__Instructions to follow__: Reproduce all the material exactly, minus any pictures it holds.

__Information supplied__:
-=-=-=-=-

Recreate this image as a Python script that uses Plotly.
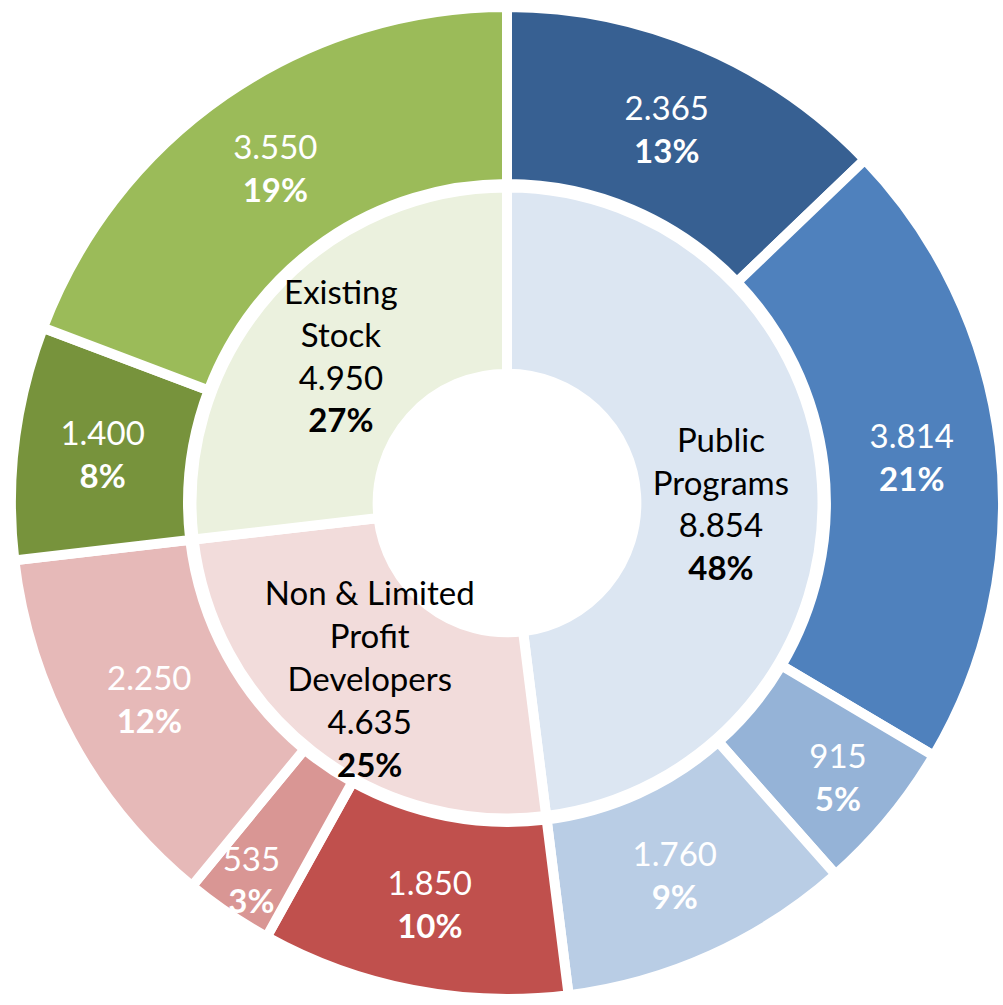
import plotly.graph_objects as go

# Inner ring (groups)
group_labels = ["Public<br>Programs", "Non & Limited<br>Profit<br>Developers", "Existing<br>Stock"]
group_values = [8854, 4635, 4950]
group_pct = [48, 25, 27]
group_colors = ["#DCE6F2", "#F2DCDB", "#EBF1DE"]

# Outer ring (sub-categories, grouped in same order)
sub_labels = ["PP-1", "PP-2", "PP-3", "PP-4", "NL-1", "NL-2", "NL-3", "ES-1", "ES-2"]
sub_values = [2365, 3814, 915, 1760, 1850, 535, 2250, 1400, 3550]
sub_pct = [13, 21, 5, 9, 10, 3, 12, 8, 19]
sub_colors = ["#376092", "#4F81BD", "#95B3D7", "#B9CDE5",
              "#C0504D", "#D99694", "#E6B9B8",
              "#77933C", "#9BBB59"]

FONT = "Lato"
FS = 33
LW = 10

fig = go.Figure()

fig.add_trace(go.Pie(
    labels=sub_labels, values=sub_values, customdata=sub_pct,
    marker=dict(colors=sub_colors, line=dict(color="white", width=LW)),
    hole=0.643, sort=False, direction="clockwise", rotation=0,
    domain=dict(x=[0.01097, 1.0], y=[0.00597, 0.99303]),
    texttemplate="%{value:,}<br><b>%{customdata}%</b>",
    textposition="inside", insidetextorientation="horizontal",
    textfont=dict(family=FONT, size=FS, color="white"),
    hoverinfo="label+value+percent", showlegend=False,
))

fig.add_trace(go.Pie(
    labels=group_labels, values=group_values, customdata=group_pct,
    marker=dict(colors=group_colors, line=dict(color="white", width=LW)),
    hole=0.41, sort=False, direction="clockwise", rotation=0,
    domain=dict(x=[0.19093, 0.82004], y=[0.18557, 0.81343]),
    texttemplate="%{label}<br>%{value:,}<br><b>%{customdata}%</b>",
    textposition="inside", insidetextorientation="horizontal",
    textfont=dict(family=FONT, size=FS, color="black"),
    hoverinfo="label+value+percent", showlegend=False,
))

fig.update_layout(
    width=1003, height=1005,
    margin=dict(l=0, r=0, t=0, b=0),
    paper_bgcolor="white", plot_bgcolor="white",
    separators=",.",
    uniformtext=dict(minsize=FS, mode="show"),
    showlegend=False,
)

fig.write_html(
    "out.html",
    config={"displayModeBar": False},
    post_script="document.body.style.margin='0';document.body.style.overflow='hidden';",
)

-=-=-=-=-

__In response__:
Recreate this image as a Python script that uses Plotly.
import plotly.graph_objects as go

# Inner ring (groups)
group_labels = ["Public<br>Programs", "Non & Limited<br>Profit<br>Developers", "Existing<br>Stock"]
group_values = [8854, 4635, 4950]
group_pct = [48, 25, 27]
group_colors = ["#DCE6F2", "#F2DCDB", "#EBF1DE"]

# Outer ring (sub-categories, grouped in same order)
sub_labels = ["PP-1", "PP-2", "PP-3", "PP-4", "NL-1", "NL-2", "NL-3", "ES-1", "ES-2"]
sub_values = [2365, 3814, 915, 1760, 1850, 535, 2250, 1400, 3550]
sub_pct = [13, 21, 5, 9, 10, 3, 12, 8, 19]
sub_colors = ["#376092", "#4F81BD", "#95B3D7", "#B9CDE5",
              "#C0504D", "#D99694", "#E6B9B8",
              "#77933C", "#9BBB59"]

FONT = "Lato"
FS = 33
LW = 10

fig = go.Figure()

fig.add_trace(go.Pie(
    labels=sub_labels, values=sub_values, customdata=sub_pct,
    marker=dict(colors=sub_colors, line=dict(color="white", width=LW)),
    hole=0.643, sort=False, direction="clockwise", rotation=0,
    domain=dict(x=[0.01097, 1.0], y=[0.00597, 0.99303]),
    texttemplate="%{value:,}<br><b>%{customdata}%</b>",
    textposition="inside", insidetextorientation="horizontal",
    textfont=dict(family=FONT, size=FS, color="white"),
    hoverinfo="label+value+percent", showlegend=False,
))

fig.add_trace(go.Pie(
    labels=group_labels, values=group_values, customdata=group_pct,
    marker=dict(colors=group_colors, line=dict(color="white", width=LW)),
    hole=0.41, sort=False, direction="clockwise", rotation=0,
    domain=dict(x=[0.19093, 0.82004], y=[0.18557, 0.81343]),
    texttemplate="%{label}<br>%{value:,}<br><b>%{customdata}%</b>",
    textposition="inside", insidetextorientation="horizontal",
    textfont=dict(family=FONT, size=FS, color="black"),
    hoverinfo="label+value+percent", showlegend=False,
))

fig.update_layout(
    width=1003, height=1005,
    margin=dict(l=0, r=0, t=0, b=0),
    paper_bgcolor="white", plot_bgcolor="white",
    separators=",.",
    uniformtext=dict(minsize=FS, mode="show"),
    showlegend=False,
)

fig.write_html(
    "out.html",
    config={"displayModeBar": False},
    post_script="document.body.style.margin='0';document.body.style.overflow='hidden';",
)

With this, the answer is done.